Les croyants s’étonnent toujours de ce que l’on puisse être athée. Mais, pour les athées, ce qui est surprenant, c’est que l’on puisse croire en Dieu. Et, ce, à travers tant d’innombrables religions! Un Dieu unique, s’il existait, permettrait-il que l’on en vénère d’autres? L’athéisme ne s’embarrasse pas de ces contradictions. Il affirme que Dieu n’est pas, point barre. Posément, paisiblement, sans qu’il soit ici besoin de brûler ce que l’on a adoré – l’aurait-on adoré. Sans haine non plus. Loin de l’acharnement avec lequel certains laïques, confondant trop facilement le phénomène religieux lui-même avec ses effets, s’en prennent, au travers de ce qu’ils considèrent comme des « signes manifestes de religiosité », aux croyants eux-mêmes.

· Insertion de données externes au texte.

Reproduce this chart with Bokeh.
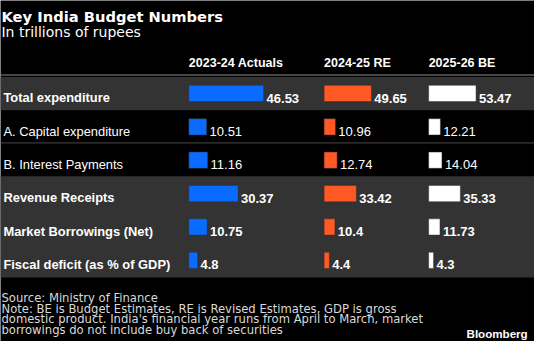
from bokeh.plotting import figure
from bokeh.models import Range1d, ColumnDataSource
from bokeh.core.properties import value
from bokeh.embed import file_html
from bokeh.resources import INLINE

# ---- data ----
categories = ["Total expenditure", "A. Capital expenditure", "B. Interest Payments",
              "Revenue Receipts", "Market Borrowings (Net)", "Fiscal deficit (as % of GDP)"]
columns = ["2023-24 Actuals", "2024-25 RE", "2025-26 BE"]
actuals_2324 = [46.53, 10.51, 11.16, 30.37, 10.75, 4.8]
re_2425 = [49.65, 10.96, 12.74, 33.42, 10.4, 4.4]
be_2526 = [53.47, 12.21, 14.04, 35.33, 11.73, 4.3]
highlight_rows = [True, False, False, True, True, True]

title = "Key India Budget Numbers"
subtitle = "In trillions of rupees"
footer_lines = [
    "Source: Ministry of Finance",
    "Note: BE is Budget Estimates, RE is Revised Estimates, GDP is gross",
    "domestic product. India's financial year runs from April to March, market",
    "borrowings do not include buy back of securities",
]

# ---- layout (reference pixel space 550 x 357) ----
W, H = 534, 341
S = 0.965
FONT = "Liberation Sans"
DJ = "DejaVu Sans"
series = [actuals_2324, re_2425, be_2526]
col_x = [194, 333.3, 441]
col_scale = [1.63, 0.957, 0.89]
bar_base = 1.2
col_colors = ["#0a6cff", "#ff5a26", "#ffffff"]
row_y0, row_step = 97.3, 34.95
row_y = [row_y0 + row_step * i for i in range(len(categories))]

def fs(px):
    return f"{px * S:.1f}px"

p = figure(width=W, height=H, output_backend="svg", toolbar_location=None,
           x_range=Range1d(0, 550), y_range=Range1d(357, 0),
           min_border=0, background_fill_color="black", border_fill_color="black")
p.axis.visible = False
p.grid.visible = False
p.outline_line_color = None

# gray bands
band_tops = [80, 184]
band_bottoms = [115, 290]
p.quad(left=[0, 0], right=[550, 550], top=band_tops, bottom=band_bottoms,
       fill_color="#333333", line_color=None)
# header rule and separator
p.segment(x0=[0], x1=[550], y0=[78], y1=[78], line_color="#8c8c8c", line_width=1.2)
p.segment(x0=[0], x1=[550], y0=[149], y1=[149], line_color="#3a3a3a", line_width=1.2)

# title & subtitle
p.text(x=[1], y=[16.5], text=[title], text_font=value(DJ), text_font_style="bold",
       text_font_size=fs(15.2), text_color="white", text_baseline="alphabetic")
p.text(x=[1], y=[32.7], text=[subtitle], text_font=value(DJ),
       text_font_size=fs(14.5), text_color="white", text_baseline="alphabetic")

# column headers
p.text(x=col_x, y=[65] * 3, text=columns, text_font=value(FONT), text_font_style="bold",
       text_font_size=fs(13), text_color="white", text_baseline="alphabetic")

# row labels
for i, cat in enumerate(categories):
    p.text(x=[3], y=[row_y[i] + 4.6], text=[cat], text_font=value(FONT),
           text_font_style="bold" if highlight_rows[i] else "normal",
           text_font_size=fs(13.4), text_color="white", text_baseline="alphabetic")

# bars and value labels
for c, vals in enumerate(series):
    rights = [col_x[c] + bar_base + v * col_scale[c] for v in vals]
    src = ColumnDataSource(dict(y=row_y, left=[col_x[c]] * len(vals), right=rights))
    p.hbar(y="y", left="left", right="right", height=17, source=src,
           fill_color=col_colors[c], line_color="#303030", line_width=0.8, line_alpha=0.6)
    for i, v in enumerate(vals):
        p.text(x=[rights[i] + 3], y=[row_y[i] + 4.8], text=[f"{v}"], text_font=value(FONT),
               text_font_style="bold" if highlight_rows[i] else "normal",
               text_font_size=fs(13.5), text_color="white", text_baseline="alphabetic")

# footer
for k, line in enumerate(footer_lines):
    p.text(x=[1], y=[311.5 + 11.0 * k], text=[line], text_font=value(DJ),
           text_font_size=fs(12.0), text_color="#d9d9d9", text_baseline="alphabetic")
p.text(x=[543], y=[349], text=["Bloomberg"], text_font=value(FONT), text_font_style="bold",
       text_font_size=fs(12), text_color="white", text_align="right", text_baseline="alphabetic")

open("out.html", "w").write(file_html(p, INLINE))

À l’inverse, parce qu’elle est sereine et ferme, la critique athée des religions est toujours empreinte du plus grand respect humain pour ceux dont la foi est un héritage social ancré dans leur conscience tout autant que le réconfort, comme disait l’autre, de « la créature accablée par le malheur », dans ce « monde sans cœur » et dans cette « époque sans esprit ».